▸ **Stated task**
Any picture among the records should be left out, please; retype the rest exactly.

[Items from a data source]
========

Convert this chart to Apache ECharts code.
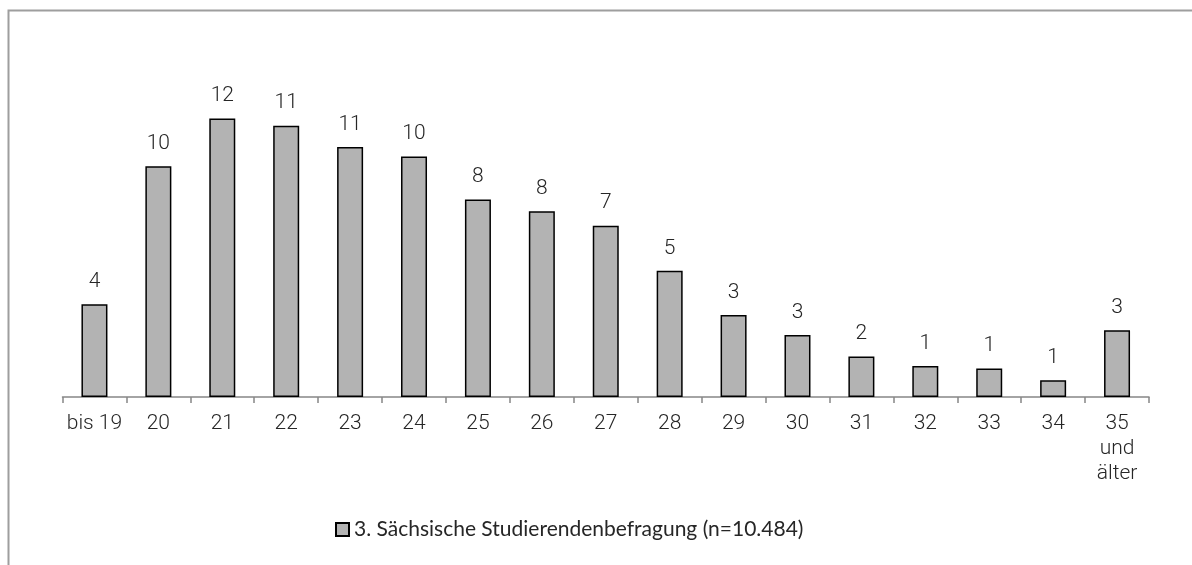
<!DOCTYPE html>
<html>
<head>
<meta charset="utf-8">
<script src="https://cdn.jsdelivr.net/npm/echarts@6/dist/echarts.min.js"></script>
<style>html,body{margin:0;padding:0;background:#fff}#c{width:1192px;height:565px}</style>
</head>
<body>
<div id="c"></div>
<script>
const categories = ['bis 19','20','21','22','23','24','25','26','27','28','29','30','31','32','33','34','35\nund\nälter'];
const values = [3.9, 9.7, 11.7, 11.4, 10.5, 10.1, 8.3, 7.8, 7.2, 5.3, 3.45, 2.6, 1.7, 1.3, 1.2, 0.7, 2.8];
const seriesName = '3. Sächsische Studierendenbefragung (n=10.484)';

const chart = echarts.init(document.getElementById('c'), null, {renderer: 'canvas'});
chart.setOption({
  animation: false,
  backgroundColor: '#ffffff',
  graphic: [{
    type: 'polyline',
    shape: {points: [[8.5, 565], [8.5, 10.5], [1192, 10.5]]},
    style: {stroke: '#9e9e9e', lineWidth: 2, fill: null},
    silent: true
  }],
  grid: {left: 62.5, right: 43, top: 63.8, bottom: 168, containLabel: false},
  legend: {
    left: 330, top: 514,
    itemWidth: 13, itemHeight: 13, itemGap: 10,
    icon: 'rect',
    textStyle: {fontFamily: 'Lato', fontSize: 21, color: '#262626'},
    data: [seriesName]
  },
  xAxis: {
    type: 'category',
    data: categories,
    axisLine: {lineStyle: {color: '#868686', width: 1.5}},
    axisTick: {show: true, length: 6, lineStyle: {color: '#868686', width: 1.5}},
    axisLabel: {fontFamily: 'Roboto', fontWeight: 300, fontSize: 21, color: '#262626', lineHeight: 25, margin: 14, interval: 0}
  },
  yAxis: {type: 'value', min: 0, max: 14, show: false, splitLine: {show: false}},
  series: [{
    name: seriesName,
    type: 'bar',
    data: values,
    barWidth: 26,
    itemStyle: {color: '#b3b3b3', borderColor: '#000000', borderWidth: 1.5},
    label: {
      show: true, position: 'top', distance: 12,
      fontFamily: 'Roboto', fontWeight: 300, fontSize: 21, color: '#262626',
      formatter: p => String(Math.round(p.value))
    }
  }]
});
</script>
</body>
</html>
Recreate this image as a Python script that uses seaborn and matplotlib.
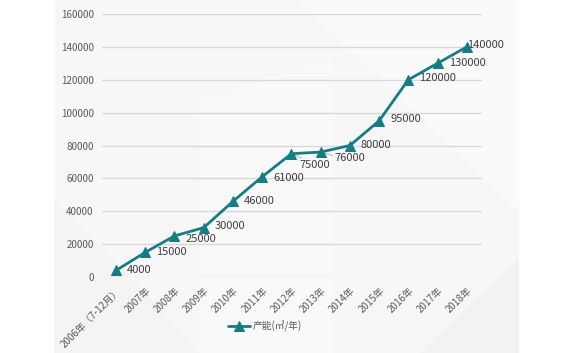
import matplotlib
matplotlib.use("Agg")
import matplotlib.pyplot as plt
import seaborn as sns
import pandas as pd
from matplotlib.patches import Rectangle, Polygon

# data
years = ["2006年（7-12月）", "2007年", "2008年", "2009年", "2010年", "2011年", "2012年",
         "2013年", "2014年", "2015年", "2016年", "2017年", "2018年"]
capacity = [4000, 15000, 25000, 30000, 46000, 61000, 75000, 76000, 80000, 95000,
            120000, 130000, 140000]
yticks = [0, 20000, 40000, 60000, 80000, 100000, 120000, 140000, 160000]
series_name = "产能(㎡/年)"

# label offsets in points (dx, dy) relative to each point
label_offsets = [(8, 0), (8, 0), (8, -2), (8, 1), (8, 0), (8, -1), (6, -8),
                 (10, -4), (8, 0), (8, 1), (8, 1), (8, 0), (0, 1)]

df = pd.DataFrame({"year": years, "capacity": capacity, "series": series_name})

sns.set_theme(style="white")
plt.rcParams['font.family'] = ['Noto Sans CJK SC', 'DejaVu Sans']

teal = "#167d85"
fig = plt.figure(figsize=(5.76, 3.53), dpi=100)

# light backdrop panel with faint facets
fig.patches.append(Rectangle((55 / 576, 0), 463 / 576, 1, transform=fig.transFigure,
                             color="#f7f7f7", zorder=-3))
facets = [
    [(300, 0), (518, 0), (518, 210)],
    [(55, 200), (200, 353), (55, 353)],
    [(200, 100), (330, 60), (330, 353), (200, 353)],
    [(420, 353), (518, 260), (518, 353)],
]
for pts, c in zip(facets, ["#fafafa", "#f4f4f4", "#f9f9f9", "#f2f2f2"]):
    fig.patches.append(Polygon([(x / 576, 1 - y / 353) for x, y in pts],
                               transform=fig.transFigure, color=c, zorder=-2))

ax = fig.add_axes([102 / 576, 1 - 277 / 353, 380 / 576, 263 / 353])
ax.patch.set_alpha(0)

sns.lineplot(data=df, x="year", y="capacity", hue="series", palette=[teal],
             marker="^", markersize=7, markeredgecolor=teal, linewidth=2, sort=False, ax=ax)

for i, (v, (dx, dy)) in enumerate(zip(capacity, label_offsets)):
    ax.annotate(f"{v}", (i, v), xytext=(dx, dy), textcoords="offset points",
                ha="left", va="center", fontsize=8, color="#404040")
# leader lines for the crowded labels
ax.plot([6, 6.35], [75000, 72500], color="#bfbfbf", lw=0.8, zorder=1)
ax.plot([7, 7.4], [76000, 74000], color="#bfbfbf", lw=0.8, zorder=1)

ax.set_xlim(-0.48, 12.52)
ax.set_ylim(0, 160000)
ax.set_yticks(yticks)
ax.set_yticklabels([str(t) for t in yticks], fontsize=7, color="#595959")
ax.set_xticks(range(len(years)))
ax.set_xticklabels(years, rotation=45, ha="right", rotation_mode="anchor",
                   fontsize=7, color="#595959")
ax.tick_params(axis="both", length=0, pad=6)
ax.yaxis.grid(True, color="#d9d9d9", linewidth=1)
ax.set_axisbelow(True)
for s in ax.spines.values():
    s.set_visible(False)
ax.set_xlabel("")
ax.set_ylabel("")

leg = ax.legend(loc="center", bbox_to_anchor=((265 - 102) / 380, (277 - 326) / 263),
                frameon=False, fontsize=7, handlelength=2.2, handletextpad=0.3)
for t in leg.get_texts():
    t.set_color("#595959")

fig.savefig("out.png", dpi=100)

========

▸ **Result for this exercise**
Convert this chart to Apache ECharts code.
<!DOCTYPE html>
<html>
<head>
<meta charset="utf-8">
<script src="https://cdn.jsdelivr.net/npm/echarts@6/dist/echarts.min.js"></script>
<style>html,body{margin:0;padding:0;background:#fff}#c{width:1192px;height:565px}</style>
</head>
<body>
<div id="c"></div>
<script>
const categories = ['bis 19','20','21','22','23','24','25','26','27','28','29','30','31','32','33','34','35\nund\nälter'];
const values = [3.9, 9.7, 11.7, 11.4, 10.5, 10.1, 8.3, 7.8, 7.2, 5.3, 3.45, 2.6, 1.7, 1.3, 1.2, 0.7, 2.8];
const seriesName = '3. Sächsische Studierendenbefragung (n=10.484)';

const chart = echarts.init(document.getElementById('c'), null, {renderer: 'canvas'});
chart.setOption({
  animation: false,
  backgroundColor: '#ffffff',
  graphic: [{
    type: 'polyline',
    shape: {points: [[8.5, 565], [8.5, 10.5], [1192, 10.5]]},
    style: {stroke: '#9e9e9e', lineWidth: 2, fill: null},
    silent: true
  }],
  grid: {left: 62.5, right: 43, top: 63.8, bottom: 168, containLabel: false},
  legend: {
    left: 330, top: 514,
    itemWidth: 13, itemHeight: 13, itemGap: 10,
    icon: 'rect',
    textStyle: {fontFamily: 'Lato', fontSize: 21, color: '#262626'},
    data: [seriesName]
  },
  xAxis: {
    type: 'category',
    data: categories,
    axisLine: {lineStyle: {color: '#868686', width: 1.5}},
    axisTick: {show: true, length: 6, lineStyle: {color: '#868686', width: 1.5}},
    axisLabel: {fontFamily: 'Roboto', fontWeight: 300, fontSize: 21, color: '#262626', lineHeight: 25, margin: 14, interval: 0}
  },
  yAxis: {type: 'value', min: 0, max: 14, show: false, splitLine: {show: false}},
  series: [{
    name: seriesName,
    type: 'bar',
    data: values,
    barWidth: 26,
    itemStyle: {color: '#b3b3b3', borderColor: '#000000', borderWidth: 1.5},
    label: {
      show: true, position: 'top', distance: 12,
      fontFamily: 'Roboto', fontWeight: 300, fontSize: 21, color: '#262626',
      formatter: p => String(Math.round(p.value))
    }
  }]
});
</script>
</body>
</html>
Recreate this image as a Python script that uses seaborn and matplotlib.
import matplotlib
matplotlib.use("Agg")
import matplotlib.pyplot as plt
import seaborn as sns
import pandas as pd
from matplotlib.patches import Rectangle, Polygon

# data
years = ["2006年（7-12月）", "2007年", "2008年", "2009年", "2010年", "2011年", "2012年",
         "2013年", "2014年", "2015年", "2016年", "2017年", "2018年"]
capacity = [4000, 15000, 25000, 30000, 46000, 61000, 75000, 76000, 80000, 95000,
            120000, 130000, 140000]
yticks = [0, 20000, 40000, 60000, 80000, 100000, 120000, 140000, 160000]
series_name = "产能(㎡/年)"

# label offsets in points (dx, dy) relative to each point
label_offsets = [(8, 0), (8, 0), (8, -2), (8, 1), (8, 0), (8, -1), (6, -8),
                 (10, -4), (8, 0), (8, 1), (8, 1), (8, 0), (0, 1)]

df = pd.DataFrame({"year": years, "capacity": capacity, "series": series_name})

sns.set_theme(style="white")
plt.rcParams['font.family'] = ['Noto Sans CJK SC', 'DejaVu Sans']

teal = "#167d85"
fig = plt.figure(figsize=(5.76, 3.53), dpi=100)

# light backdrop panel with faint facets
fig.patches.append(Rectangle((55 / 576, 0), 463 / 576, 1, transform=fig.transFigure,
                             color="#f7f7f7", zorder=-3))
facets = [
    [(300, 0), (518, 0), (518, 210)],
    [(55, 200), (200, 353), (55, 353)],
    [(200, 100), (330, 60), (330, 353), (200, 353)],
    [(420, 353), (518, 260), (518, 353)],
]
for pts, c in zip(facets, ["#fafafa", "#f4f4f4", "#f9f9f9", "#f2f2f2"]):
    fig.patches.append(Polygon([(x / 576, 1 - y / 353) for x, y in pts],
                               transform=fig.transFigure, color=c, zorder=-2))

ax = fig.add_axes([102 / 576, 1 - 277 / 353, 380 / 576, 263 / 353])
ax.patch.set_alpha(0)

sns.lineplot(data=df, x="year", y="capacity", hue="series", palette=[teal],
             marker="^", markersize=7, markeredgecolor=teal, linewidth=2, sort=False, ax=ax)

for i, (v, (dx, dy)) in enumerate(zip(capacity, label_offsets)):
    ax.annotate(f"{v}", (i, v), xytext=(dx, dy), textcoords="offset points",
                ha="left", va="center", fontsize=8, color="#404040")
# leader lines for the crowded labels
ax.plot([6, 6.35], [75000, 72500], color="#bfbfbf", lw=0.8, zorder=1)
ax.plot([7, 7.4], [76000, 74000], color="#bfbfbf", lw=0.8, zorder=1)

ax.set_xlim(-0.48, 12.52)
ax.set_ylim(0, 160000)
ax.set_yticks(yticks)
ax.set_yticklabels([str(t) for t in yticks], fontsize=7, color="#595959")
ax.set_xticks(range(len(years)))
ax.set_xticklabels(years, rotation=45, ha="right", rotation_mode="anchor",
                   fontsize=7, color="#595959")
ax.tick_params(axis="both", length=0, pad=6)
ax.yaxis.grid(True, color="#d9d9d9", linewidth=1)
ax.set_axisbelow(True)
for s in ax.spines.values():
    s.set_visible(False)
ax.set_xlabel("")
ax.set_ylabel("")

leg = ax.legend(loc="center", bbox_to_anchor=((265 - 102) / 380, (277 - 326) / 263),
                frameon=False, fontsize=7, handlelength=2.2, handletextpad=0.3)
for t in leg.get_texts():
    t.set_color("#595959")

fig.savefig("out.png", dpi=100)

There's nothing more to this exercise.